Земляк поднимает тост: «Ты хорошо устроился на но­вом месте, хочу выпить за твоих ласковых друзей. — И, выпив, договаривает: — Пора привозить и семью—жену,

Стр. 30

детей». Все расхохотались. «Да он только сегодня же­ниться собирается».— «Сегодня? А дети когда — вчера?» Все хохочут, не верят. Тогда пришедший ищет в карманах и передает как доказательство письмо. «Письмо!» Все смотрят на письмо, на хозяина, на его друга. И вот гости один за другим поднимаются и, выразив хозяину свое гневное осуждение, расходятся.

Таков был показанный студентами первый вариант этюда. До передачи письма все было более или менее убедительно, конец же этюда прозвучал неожиданно ло-зунгово, и даже фальшиво.

Пришлось обратить внимание студентов на то, что это событие в существе своем — скандальное разоблачение. Причем все участники оказались в неловком и смешном положении. Ведь они только что расхваливали, как могли, хозяина! А как это бывает в жизни, если вы в гостях и вдруг назревает скандал? Невольно чувствуешь себя в не­го замешанным. Как ведут себя в таких случаях? Обыч­но, чтобы избежать неловкости, стремятся незаметно уйти, понимают и конфуз и грустный юмор создавшегося неле­пого положения, хотя прекрасно сознают, что виною все­му хозяин дома и собственная близорукость!

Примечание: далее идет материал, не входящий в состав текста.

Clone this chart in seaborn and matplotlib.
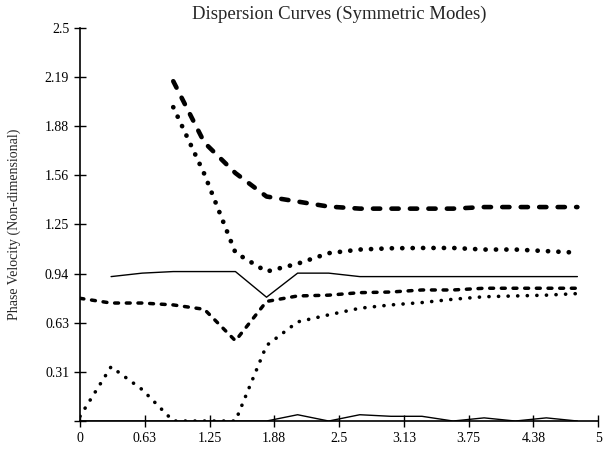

Предложено было провести еще раз конец этюда с мо­мента получения письма. И вот сначала водворялась неловкая пауза. Хозяин с письмом в руках оглядел всех, но гости старались не встречаться с ним взглядом, смот­рели в пол, в сторону, в потолок, потом один из гостей, не выдержавший неловкости, хлопнул себя по лбу и вос­кликнул: «Ах, я совсем забыл сказать жене...»— и с этими словами выскочил за дверь, второй схватился за бубен и, закричав вслед ушедшему: «Бубен, бубен забыл!» — по­следовал за ним. Затем поднялся третий — брат невесты; не зная, что сказать, он снял, почистил рукой и надел тю­бетейку, потоптался, кашлянул и, буркнув: «Моей сестре ты не жених», вышел. Земляк окинул пустую комнату, взглянул на хозяина, покачал головой, почесал затылок и сказал одно только слово: «Худо!»

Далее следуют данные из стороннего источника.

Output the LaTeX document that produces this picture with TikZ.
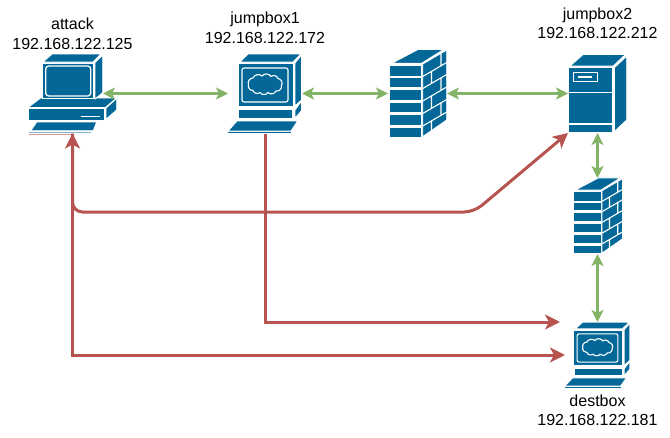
\documentclass[tikz,border=0pt]{standalone}
\usepackage{fontspec}
\setmainfont{Liberation Sans}
\usetikzlibrary{positioning,arrows.meta}
\definecolor{iconblue}{HTML}{036897}
\definecolor{linkgreen}{HTML}{82B366}
\definecolor{linkred}{HTML}{B85450}

\tikzset{
  icon part/.style={fill=iconblue, draw=white, line width=0.9pt},
  icon line/.style={draw=white, line width=1.1pt},
  pics/desktop/.style={code={
    \path[icon part] (-44.5,14) -- (-32,4.5) -- (44,4.5) -- (33,14) -- cycle;
    \path[icon part] (-29.5,-31.5) -- (-20.5,-39.5) -- (28.5,-39.5) -- (20.5,-31.5) -- cycle;
    \path[icon part] (-30.5,-30.5) rectangle (20.5,5.2);
    \path[icon part] (22.5,-31) -- (30.2,-38.5) -- (30.2,-0.8) -- (22.5,5.5) -- cycle;
    \path[icon line, line width=1.3pt, rounded corners=3pt] (-26.8,-27.5) rectangle (18.2,2.5);
    \path[icon part] (-44.5,15.2) rectangle (31.8,27.2);
    \path[icon part] (33.5,14.5) -- (44.2,4.8) -- (44.2,16.5) -- (33.5,25.8) -- cycle;
    \fill[white] (8.5,22) rectangle (27.5,23.2);
    \path[icon part] (-41.8,37.2) -- (-35.8,28.5) -- (24.2,28.5) -- (20.8,37.2) -- cycle;
    \fill[iconblue!50] (-43.2,38.4) rectangle (18.2,39.6);
    \fill[linkred!60] (-43.2,40.2) rectangle (-0.5,40.9);
  }},
  pics/terminal/.style={code={
    \path[icon part] (-25,-31.5) -- (-17,-39.5) -- (36,-39.5) -- (28,-31.5) -- cycle;
    \path[icon part] (-27,-30) rectangle (28,12.5);
    \path[icon part] (30,-30.5) -- (36.5,-38.5) -- (36.5,6.5) -- (30,12.5) -- cycle;
    \path[icon line, rounded corners=2pt] (-23,-25.5) rectangle (23,8.5);
    \path[icon line] (-16.5,-9) to[bend left=60] (-12,-15.5) to[bend left=60] (-3,-17.5)
      to[bend left=60] (6,-17) to[bend left=60] (13,-15) to[bend left=60] (16.5,-8)
      to[bend left=60] (11,-2.5) to[bend left=60] (3,-1) to[bend left=60] (-5,-1)
      to[bend left=60] (-12,-3) to[bend left=60] cycle;
    \path[icon part] (-26.3,15.8) rectangle (27.7,25.2);
    \path[icon part] (30,16.5) -- (36.5,7.5) -- (36.5,17.2) -- (30,24.8) -- cycle;
    \path[icon part] (-37,37.5) -- (-28,27.5) -- (32.7,27.5) -- (26,37.5) -- cycle;
    \fill[iconblue] (-37,38.3) rectangle (26,39.6);
  }},
  pics/brickwall/.style={code={
    \path[icon part] (-25.8,-30.2) -- (0.8,-44.2) -- (26.5,-44.2) -- (4.2,-30.2) -- cycle;
    \path[icon part] (-28.5,-28.5) rectangle (4.2,-17.5);
    \path[icon part] (-28.5,-15.8) rectangle (4.2,-6.2);
    \path[icon part] (-28.5,-4.2) rectangle (4.2,6.5);
    \path[icon part] (-28.5,8.5) rectangle (4.2,19.2);
    \path[icon part] (-28.5,21.2) rectangle (4.2,31.8);
    \path[icon part] (-28.5,33.8) rectangle (4.2,43.8);
    \path[icon part] (5.2,-29.5) -- (29.2,-43.5) -- (29.2,26.5) -- (5.2,43.2) -- cycle;
    \path[icon line] (5.2,-17) -- (29.2,-31)
      (5.2,-5) -- (29.2,-19)
      (5.2,7.5) -- (29.2,-6.5)
      (5.2,20) -- (29.2,6)
      (5.2,32.5) -- (29.2,18.5)
      (23.5,-40.2) -- (23.5,-27.7)
      (14,-22.1) -- (14,-10.1)
      (23.5,-15.7) -- (23.5,-3.2)
      (14,2.4) -- (14,14.9)
      (23.5,9.3) -- (23.5,21.8)
      (14,27.4) -- (14,37);
  }},
  pics/tower/.style={code={
    \path[icon part] (-27.5,-27.5) -- (-14.2,-39.2) -- (28.2,-39.2) -- (15.8,-27.5) -- cycle;
    \path[icon part] (-29.2,-25.8) rectangle (14.8,38.8);
    \path[icon part] (16.8,-25.8) -- (29.2,-37.5) -- (29.2,26.5) -- (16.8,38.2) -- cycle;
    \path[icon line] (-29.2,-0.8) -- (14.8,-0.8) (-29.2,30.5) -- (14.8,30.5);
    \path[icon line] (-24.2,-20.8) rectangle (-0.2,-11.8);
    \fill[white] (-19.2,-17.5) rectangle (-5.8,-15.2);
  }}
}

\begin{document}
\begin{tikzpicture}[x=1pt, y=-1pt,
    host node/.style={inner sep=0pt, outer sep=0pt},
    label node/.style={inner sep=0pt, align=center, font=\fontsize{16}{19.5}\selectfont},
    green link/.style={<->, >={Stealth[length=12pt,width=12pt,inset=3pt]}, draw=linkgreen, line width=2.2pt},
    red link/.style={->, >={Stealth[length=15pt,width=15pt,inset=4pt]}, draw=linkred, line width=3pt}]
  \useasboundingbox (0,0) rectangle (670,437);

  \node[host node, minimum width=61pt, minimum height=80pt] (attack) at (72.5,93.5) {};
  \node[host node, minimum width=74pt, minimum height=80pt] (jumpbox1) [right=125pt of attack] {};
  \node[host node, minimum width=59pt, minimum height=87pt] (firewall1) [right=86pt of jumpbox1] {};
  \node[host node, minimum width=59pt, minimum height=79pt] (jumpbox2) [right=121pt of firewall1] {};
  \node[host node, minimum width=50pt, minimum height=76pt] (firewall2) [below=45pt of jumpbox2] {};
  \node[host node, minimum width=65pt, minimum height=66pt] (destbox) [below=68pt of firewall2] {};

  \pic at (attack.center) {desktop};
  \pic at (jumpbox1.center) {terminal};
  \pic at (firewall1.center) {brickwall};
  \pic at (jumpbox2.center) {tower};
  \pic[xscale=0.86, yscale=0.86] at (firewall2.center) {brickwall};
  \pic[xscale=0.888, yscale=0.83] at (destbox.center) {terminal};

  \node[label node] (attacklabel) [above=4pt of attack] {attack\\192.168.122.125};
  \node[label node] (jumpbox1label) [above=10pt of jumpbox1] {jumpbox1\\192.168.122.172};
  \node[label node] (jumpbox2label) [above=15pt of jumpbox2] {jumpbox2\\192.168.122.212};
  \node[label node] (destboxlabel) [below=6.5pt of destbox] {destbox\\192.168.122.181};

  \coordinate (bend) at (474,212);

  \draw[green link] (attack.east) -- (jumpbox1.west);
  \draw[green link] (jumpbox1.east) -- (firewall1.west);
  \draw[green link] (firewall1.east) -- (jumpbox2.west);
  \draw[green link] (jumpbox2.south) -- (firewall2.north);
  \draw[green link] (firewall2.south) -- (destbox.north);

  \draw[red link, <->] (attack.south) |- (destbox.west);
  \draw[red link, rounded corners=10pt] (attack.south) |- (bend) -- (jumpbox2.south west);
  \draw[red link, shorten >=5pt] (jumpbox1.south) |- (destbox.north west);
\end{tikzpicture}
\end{document}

В этом варианте конец стал живым и комедийным. Раньше гости, не чувствуя никакой неловкости, отважно разражались гневными тирадами, но смотреть на них бы­ло неловко. Теперь гостям приходилось преодолевать не­ловкость ситуации, а смотреть на них было приятнее, — было видно, что живут они верно, чувствуют и понима­ют не только ложь хозяина, но и свою наивность, доверчивость, конфуз и нелепость ситуации.

Стр.31

На этих примерах студенты поняли, что не всегда то, что лежит на поверхности сюжета, и есть существо про­исходящего. Если глубже взглянуть на событие, ситуа­цию, поступки, то иной раз подробности поведения диа­метрально меняются, делаются неожиданнее и правдивее.